Region: | American Philosophy |
Era: | 21st-century philosophy |
Kennan Ferguson | |
Birth Date: | September 28, 1968 |
Birth Place: | Thousand Oaks, California |
Alma Mater: | Amherst College University of Hawaiʻi at Mānoa |
School Tradition: | Continental philosophy |
Main Interests: | Political theory, philosophy of the everyday, William James, pluralism |
Kennan Ferguson (born September 28, 1968) is an American political theorist who writes on contemporary issues concerning pluralism and the quotidian. He is the Director of The Center for 21st Century Studies at The University of Wisconsin–Milwaukee,[1] and co-editor of the academic political philosophy journal Theory and Event.[2]

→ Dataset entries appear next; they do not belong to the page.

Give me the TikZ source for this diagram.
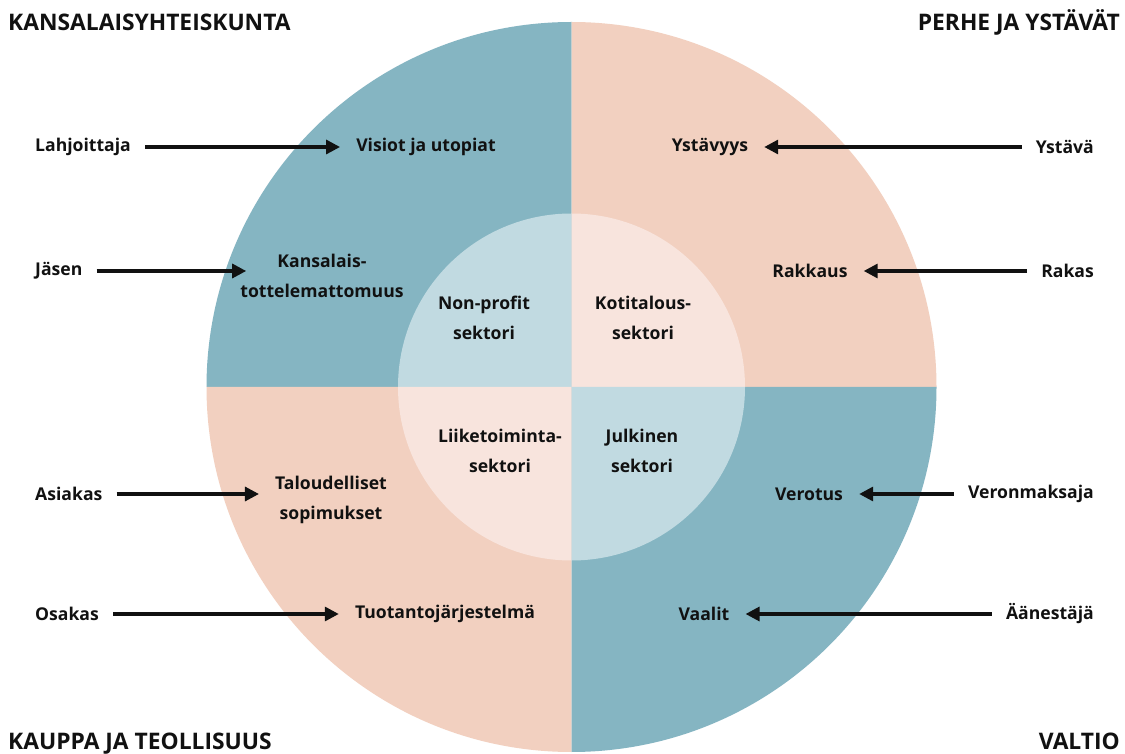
\documentclass[tikz,border=0pt]{standalone}
\usepackage{fontspec}
\setmainfont{Open Sans}
\usetikzlibrary{arrows.meta}
\definecolor{ringblue}{HTML}{85B5C2}
\definecolor{ringpeach}{HTML}{F2D0C0}
\definecolor{coreblue}{HTML}{C1DAE1}
\definecolor{corepeach}{HTML}{F8E4DD}
\definecolor{ink}{HTML}{111111}
\begin{document}
\begin{tikzpicture}[x=1pt,y=1pt,
  lbl/.style={inner sep=0pt,text=ink,font=\bfseries\fontsize{17.6}{30}\selectfont,align=center},
  ttl/.style={inner sep=0pt,text=ink,font=\bfseries\fontsize{22.8}{26}\selectfont},
  arr/.style={draw=ink,line width=3.2pt,-{Triangle[length=14pt,width=14pt]},shorten <=14pt,shorten >=16pt}]
\useasboundingbox (0,0) rectangle (1125,753);
\fill[white] (0,0) rectangle (1125,753);
\coordinate (O) at (571.5,366);
% outer ring
\fill[ringblue]  (O) -- ++(90:365) arc[start angle=90,end angle=180,radius=365] -- cycle;
\fill[ringpeach] (O) -- ++(0:365) arc[start angle=0,end angle=90,radius=365] -- cycle;
\fill[ringpeach] (O) -- ++(180:365) arc[start angle=180,end angle=270,radius=365] -- cycle;
\fill[ringblue]  (O) -- ++(270:365) arc[start angle=270,end angle=360,radius=365] -- cycle;
% core
\fill[coreblue]  (O) -- ++(90:173.5) arc[start angle=90,end angle=180,radius=173.5] -- cycle;
\fill[corepeach] (O) -- ++(0:173.5) arc[start angle=0,end angle=90,radius=173.5] -- cycle;
\fill[corepeach] (O) -- ++(180:173.5) arc[start angle=180,end angle=270,radius=173.5] -- cycle;
\fill[coreblue]  (O) -- ++(270:173.5) arc[start angle=270,end angle=360,radius=173.5] -- cycle;
% titles
\node[ttl,anchor=west] (t1) at (8,731) {KANSALAISYHTEISKUNTA};
\node[ttl,anchor=east] (t2) at (1120,731) {PERHE JA YSTÄVÄT};
\node[ttl,anchor=base west] (t3) at (8,4) {KAUPPA JA TEOLLISUUS};
\node[ttl,anchor=base east] (t4) at (1120,4) {VALTIO};
% core labels
\node[lbl] (np) at (484,435) {Non-profit\\sektori};
\node[lbl] (kt) at (643,435) {Kotitalous-\\sektori};
\node[lbl] (lt) at (500,302) {Liiketoiminta-\\sektori};
\node[lbl] (jk) at (642,302) {Julkinen\\sektori};
% ring labels
\node[lbl] (visio) at (426,606) {Visiot ja utopiat};
\node[lbl] (kans) at (322,477) {Kansalais-\\tottelemattomuus};
\node[lbl] (ystv) at (710,606) {Ystävyys};
\node[lbl] (rakk) at (810,482) {Rakkaus};
\node[lbl] (talo) at (331,253) {Taloudelliset\\sopimukset};
\node[lbl] (tuot) at (445,139) {Tuotantojärjestelmä};
\node[lbl] (vero) at (809,259) {Verotus};
\node[lbl] (vaal) at (704,139) {Vaalit};
% outside labels
\node[lbl,anchor=west] (lahj) at (35,606) {Lahjoittaja};
\node[lbl,anchor=west] (jas) at (35,482) {Jäsen};
\node[lbl,anchor=west] (asi) at (35,259) {Asiakas};
\node[lbl,anchor=west] (osa) at (35,139) {Osakas};
\node[lbl,anchor=east] (yst) at (1094,606) {Ystävä};
\node[lbl,anchor=east] (rak) at (1094,482) {Rakas};
\node[lbl,anchor=east] (vmk) at (1094,259) {Veronmaksaja};
\node[lbl,anchor=east] (aan) at (1094,139) {Äänestäjä};
% arrows
\draw[arr] (lahj.east) -- (visio.west);
\draw[arr,shorten >=-6pt] (jas.east) -- (jas.east -| kans.west);
\draw[arr] (asi.east) -- (asi.east -| talo.west);
\draw[arr] (osa.east) -- (tuot.west);
\draw[arr] (yst.west) -- (ystv.east);
\draw[arr] (rak.west) -- (rakk.east);
\draw[arr] (vmk.west) -- (vero.east);
\draw[arr] (aan.west) -- (vaal.east);
\end{tikzpicture}
\end{document}
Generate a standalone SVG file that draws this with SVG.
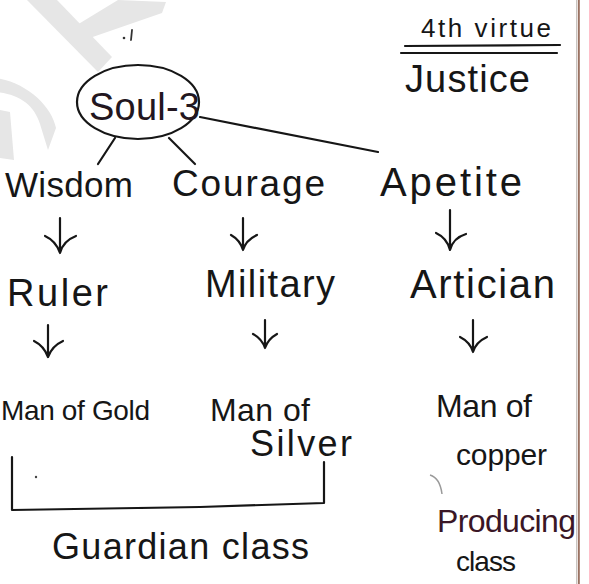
<svg xmlns="http://www.w3.org/2000/svg" width="589" height="584" viewBox="0 0 589 584">
<style>
.t{font-family:"Liberation Sans",Arial,sans-serif;fill:#161616}
.ln{fill:none;stroke:#161616;stroke-width:2.2;stroke-linecap:round;stroke-linejoin:round}
.arr{fill:none;stroke:#161616;stroke-width:2.2;stroke-linecap:round;stroke-linejoin:round}
.wm{fill:#e6e6e6;stroke:none}
</style>
<rect width="589" height="584" fill="#ffffff"/>
<!-- watermark -->
<g id="watermark">
<polygon class="wm" points="27,0 57,0 112,57 98,72"/>
<polygon class="wm" points="118,0 166,2 162,13 84,40 72,28"/>
<path d="M-4 78 C26 82 52 106 56 128 L48 150 L40 124 C34 104 18 94 -4 92 Z" class="wm"/>
<path d="M0 110 L10 112 L14 160 L0 158 Z" class="wm"/>
</g>
<!-- page edge -->
<line x1="576.5" y1="0" x2="576.5" y2="584" stroke="#c8c4c0" stroke-width="1"/>
<line x1="578.8" y1="0" x2="578.8" y2="584" stroke="#9a7262" stroke-width="2"/>
<!-- stray marks -->
<circle cx="124" cy="38" r="1.3" fill="#333"/>
<line x1="132" y1="30" x2="131" y2="40" stroke="#333" stroke-width="1.8" stroke-linecap="round"/>
<path d="M430 475 Q440 478 442 494" fill="none" stroke="#9a9a9a" stroke-width="1.5"/>
<circle cx="36" cy="477" r="1.2" fill="#444"/>

<g id="connectors">
<line class="ln" x1="115" y1="138" x2="98" y2="164"/>
<line class="ln" x1="169" y1="138" x2="195" y2="164"/>
<line class="ln" x1="200" y1="117" x2="378" y2="152"/>
<path class="arr" d="M60 218 V253 M45 236 Q56 241 60 253 Q63 241 76 236"/>
<path class="arr" d="M243 218 V250 M231 235 Q240 240 243 250 Q246 240 257 235"/>
<path class="arr" d="M450 210 V250 M436 233 Q447 238 450 250 Q453 238 466 234"/>
<path class="arr" d="M48 325 V357 M34 341 Q44 346 48 357 Q52 346 63 341"/>
<path class="arr" d="M265 320 V348 M253 334 Q262 339 265 348 Q268 339 277 334"/>
<path class="arr" d="M473 320 V352 M460 337 Q470 342 473 352 Q476 342 487 337"/>
<polyline class="ln" points="12,457 12,510 200,507 324,503 324,462" stroke-width="2.6"/>
<line class="ln" x1="405" y1="46" x2="560" y2="45"/>
<line class="ln" x1="401" y1="53" x2="557" y2="53"/>
</g>

<g id="soul">
<ellipse cx="138" cy="102" rx="61" ry="37" class="ln"/>
<text class="t" x="89" y="120" font-size="38" textLength="111" style="fill:#221620">Soul-3</text>
</g>
<g id="virtue"><text class="t" x="421" y="37" font-size="26" textLength="130">4th virtue</text></g>
<g id="justice"><text class="t" x="405" y="92" font-size="38" textLength="125">Justice</text></g>

<g id="wisdom"><text class="t" x="5" y="197" font-size="35" textLength="128">Wisdom</text></g>
<g id="courage"><text class="t" x="172" y="196" font-size="37" textLength="153">Courage</text></g>
<g id="apetite"><text class="t" x="380" y="196" font-size="40" textLength="142">Apetite</text></g>

<g id="ruler"><text class="t" x="7" y="306" font-size="38" textLength="101">Ruler</text></g>
<g id="military"><text class="t" x="205" y="297" font-size="38" textLength="130">Military</text></g>
<g id="artician"><text class="t" x="410" y="298" font-size="40" textLength="145">Artician</text></g>

<g id="gold"><text class="t" x="1" y="420" font-size="28" textLength="149">Man of Gold</text></g>
<g id="silver">
<text class="t" x="210" y="421" font-size="32" textLength="100">Man of</text>
<text class="t" x="250" y="456" font-size="36" textLength="102">Silver</text>
</g>
<g id="copper">
<text class="t" x="436" y="417" font-size="32" textLength="96">Man of</text>
<text class="t" x="456" y="465" font-size="30" textLength="91">copper</text>
</g>

<g id="guardian"><text class="t" x="52" y="559" font-size="36" textLength="257">Guardian class</text></g>
<g id="producing">
<text class="t" x="437" y="532" font-size="32" textLength="139" style="fill:#3a1626">Producing</text>
<text class="t" x="456" y="571" font-size="28" textLength="60">class</text>
</g>
</svg>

The central focus of Ferguson's work has been to democratize political philosophy by locating it in the practices of people. He identifies the political components of such diverse everyday aspects of life as judgment, aesthetics, and the family. He holds that political philosophy should emerge from the actual practices of people, rather than being a set of abstract systems which they should be forced to follow. In his investigations of the role of aesthetic judgment, pets, silence, and cookbooks in people's lives, he shows how love, sensibility, and the ontic overlap with authority, force, and political identity.
Ferguson celebrates aspects of the political philosophy of pluralism, but not as it is commonly understood in political history. He refers to William James as the founder of political pluralism, but notes the “descent of pluralism” in the 20th Century from a prescriptive aspiration to a descriptive problem.[3]
In 2017, Ferguson criticized the discipline of political science in the United States for its "institutionally naturalized" exclusion of Native American scholars, perspectives, texts, and issues.[4] In response, the Native legal theorist David E. Wilkins responded that he sees "nothing on the horizon to indicate that there will be any substantive alterations in the intellectual pursuits of most political scientists anytime soon."[5]
The political theorist Jodi Dean has argued that Ferguson's approach to politics is "depoliticizing and accommodationist." For Dean, Ferguson's rejection of normative unity as a goal makes politics impossible, in that political actors can rarely unite against exploitation and oppression.[6]